As stated previously, finding what marketing efforts work for your law practice will take some trial and error. We have been at this a while now and while we are not a law firm, our findings and best practices could be beneficial to lawyers and law firms. One of our most popular marketing and networking items is Sensei Sherlock. He is a stuffed Scooby Doo (dressed as Sherlock Holmes) that we take with us when we give presentations or travel for work. We take pictures of him at various events and with various people. Then we post these pictures on our social media accounts and on our website. We make sure to tag the person/people in the photo and/or link to their company/firm. We have had great networking and human connection successes from this! People eagerly request to have their picture taken with him now.
Other popular social media posts involve eye-catching photos or headlines, happenings around our office (employee promotion, decorating contests, etc.), and funny technology themed comics. We also see greater reach and engagement numbers when our employees (particularly, our President) share posts from our company page to their personal pages. This is extremely helpful especially if you have an employee with a large number of followers – the more eyes on posts, the better!

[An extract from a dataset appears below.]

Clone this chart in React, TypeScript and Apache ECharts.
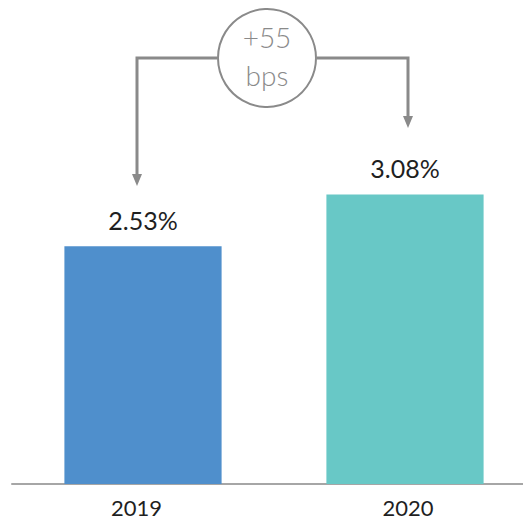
import React, { useEffect, useRef } from "react";
import * as echarts from "echarts";

const categories = ["2019", "2020"];
const values = [2.53, 3.08];
const barColors = ["#4F8FCC", "#68C8C6"];
const deltaLabel = ["+55", "bps"];

const FONT = "Lato, 'Noto Sans', sans-serif";
const GRAY = "#8a8a8a";

export default function App() {
  const ref = useRef<HTMLDivElement>(null);
  useEffect(() => {
    document.body.style.margin = "0";
    const chart = echarts.init(ref.current!, undefined, { renderer: "svg" });
    const labelStyle = { fontSize: 22, color: "#1f1f1f", fontFamily: FONT, fontWeight: 400 };
    chart.setOption({
      animation: false,
      grid: { left: 12, top: 108, width: 524, height: 376, outerBoundsMode: "none", containLabel: false },
      xAxis: {
        type: "category",
        data: categories,
        axisLine: { lineStyle: { color: "#a6a6a6", width: 2 } },
        axisTick: { show: false },
        axisLabel: {
          margin: 12,
          ...labelStyle,
          formatter: (v: string, i: number) => (i === 0 ? `{a|${v}}` : `{b|${v}}`),
          rich: {
            a: { ...labelStyle, padding: [0, 13, 0, 0] },
            b: { ...labelStyle, padding: [0, 0, 0, 6] },
          },
        },
      },
      yAxis: { type: "value", min: 0, max: 4, show: false, splitLine: { show: false } },
      series: [
        {
          type: "bar",
          barWidth: "60%",
          data: values.map((v, i) => ({ value: v, itemStyle: { color: barColors[i] } })),
          label: {
            show: true,
            position: "top",
            distance: 14,
            fontSize: 25,
            fontWeight: 400,
            color: "#1f1f1f",
            fontFamily: FONT,
            formatter: (p: any) => p.value.toFixed(2) + "%",
          },
        },
      ],
      graphic: [
        {
          type: "polyline",
          shape: { points: [[217, 58], [137, 58], [137, 176]] },
          style: { stroke: GRAY, lineWidth: 3, fill: "none" },
        },
        {
          type: "polygon",
          shape: { points: [[132, 174], [142, 174], [137, 186]] },
          style: { fill: GRAY },
        },
        {
          type: "polyline",
          shape: { points: [[317, 58], [408, 58], [408, 118]] },
          style: { stroke: GRAY, lineWidth: 3, fill: "none" },
        },
        {
          type: "polygon",
          shape: { points: [[403, 116], [413, 116], [408, 128]] },
          style: { fill: GRAY },
        },
        {
          type: "circle",
          shape: { cx: 267, cy: 58, r: 49 },
          style: { stroke: GRAY, lineWidth: 2, fill: "#fff" },
        },
        {
          type: "text",
          x: 267,
          y: 37,
          style: {
            text: deltaLabel[0],
            fontSize: 28,
            fontWeight: 300,
            fontFamily: FONT,
            fill: GRAY,
            align: "center",
            verticalAlign: "middle",
          },
        },
        {
          type: "text",
          x: 267,
          y: 75,
          style: {
            text: deltaLabel[1],
            fontSize: 28,
            fontWeight: 300,
            fontFamily: FONT,
            fill: GRAY,
            align: "center",
            verticalAlign: "middle",
          },
        },
      ],
    });
    return () => chart.dispose();
  }, []);
  return <div ref={ref} style={{ width: 523, height: 519 }} />;
}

Sensei also produces blog posts, podcasts, and articles (like this one) that aid in our marketing efforts. These help in getting our name out there and often lead to contacts from the media or prospective clients. We push these out on social media as well and tag, link to whomever we can. People are very grateful to see themselves tagged, linked to, etc. As you can see, everything we do goes on social media.
While we have experienced positive returns on most of our efforts, not everything is a success. We are constantly tracking and experimenting with changing features or new ideas. Something may work for a while and then suddenly not work, so we have to stay alert and be ready to switch directions if needed. Luckily, we have a great marketing team that keeps the ship on course!
A Word of Warning & Conclusion
We would be amiss not to warn lawyers of the possible perils of a large digital footprint. The more information you put out on the internet, the more susceptible you are to cybercriminals doing their best to steal your data (among other things). In this case, make sure you use well-reviewed, secure apps, don’t overshare on social media, and give out only work contact information. Be sure to take steps to keep yourself, your firm, and your clients safe online.
In conclusion, the basic principles of marketing have not changed much over the years but the mediums have evolved at dizzying rates. Do your best to keep up with the changes, educate yourself, come up with creative ways to stand out, stay safe, and be authentic! There is a pot of gold at the end of the marketing rainbow!